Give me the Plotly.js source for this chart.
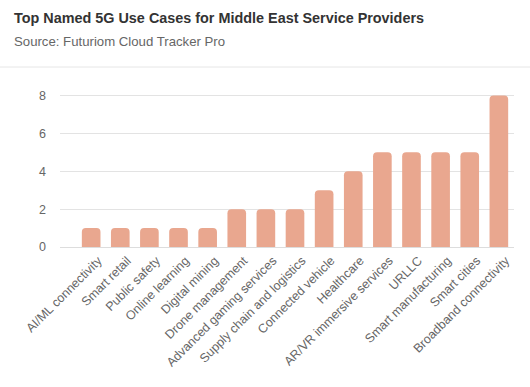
<!DOCTYPE html>
<html>
<head>
<meta charset="utf-8">
<script src="https://cdn.plot.ly/plotly-3.0.1.min.js"></script>
<style>html,body{margin:0;padding:0;background:#fff;}#chart{width:530px;height:387px;}</style>
</head>
<body>
<div id="chart"></div>
<script>
const categories = ["AI/ML connectivity","Smart retail","Public safety","Online learning","Digital mining","Drone management","Advanced gaming services","Supply chain and logistics","Connected vehicle","Healthcare","AR/VR immersive services","URLLC","Smart manufacturing","Smart cities","Broadband connectivity"];
const values = [1,1,1,1,1,2,2,2,3,4,5,5,5,5,8];
const yTicks = [0,2,4,6,8];
const titleText = "Top Named 5G Use Cases for Middle East Service Providers";
const subtitleText = "Source: Futuriom Cloud Tracker Pro";

const W = 530, H = 387;
const m = {l: 60, r: 16, t: 88, b: 140};
const pw = W - m.l - m.r, ph = H - m.t - m.b;
const px = x => (x - m.l) / pw;
const py = y => 1 - (y - m.t) / ph;

Plotly.newPlot('chart', [{
  type: 'bar',
  x: categories,
  y: values,
  marker: {color: '#e9a78f', cornerradius: 4},
  hoverinfo: 'x+y'
}], {
  width: W, height: H,
  margin: m,
  paper_bgcolor: '#fff', plot_bgcolor: '#fff',
  bargap: 0.36,
  font: {family: 'Liberation Sans, Arial, sans-serif', color: '#666', size: 12},
  showlegend: false,
  xaxis: {range: [-1.07, 14.52], tickangle: -45, tickfont: {size: 12.5, color: '#666'}, showgrid: false, showline: false, ticks: '', ticklabelshift: 7, ticklabelstandoff: 3, automargin: false},
  yaxis: {range: [0, 8.4], tickvals: yTicks, gridcolor: '#e3e3e3', zerolinecolor: '#dddddd', tickfont: {size: 12.5, color: '#666'}, ticks: '', ticklabelstandoff: 13, automargin: false, fixedrange: true},
  shapes: [{type: 'line', xref: 'paper', yref: 'paper', x0: px(0), x1: px(W), y0: py(67), y1: py(67), line: {color: '#e6e6e6', width: 1}}],
  annotations: [
    {text: titleText, xref: 'paper', yref: 'paper', x: px(12), y: py(18), xanchor: 'left', yanchor: 'middle', showarrow: false, font: {size: 14.4, color: '#333', family: 'Liberation Sans, Arial, sans-serif', weight: 'bold'}},
    {text: subtitleText, xref: 'paper', yref: 'paper', x: px(12), y: py(41), xanchor: 'left', yanchor: 'middle', showarrow: false, font: {size: 13.2, color: '#666', family: 'Liberation Sans, Arial, sans-serif'}}
  ]
}, {displayModeBar: false, staticPlot: true});
</script>
</body>
</html>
===============
§ Exercise
Search the listing for the string "chart". Copy each line where it turns up.

§ Complete answer
Give me the Plotly.js source for this chart.
<style>html,body{margin:0;padding:0;background:#fff;}#chart{width:530px;height:387px;}</style>
<div id="chart"></div>
Plotly.newPlot('chart', [{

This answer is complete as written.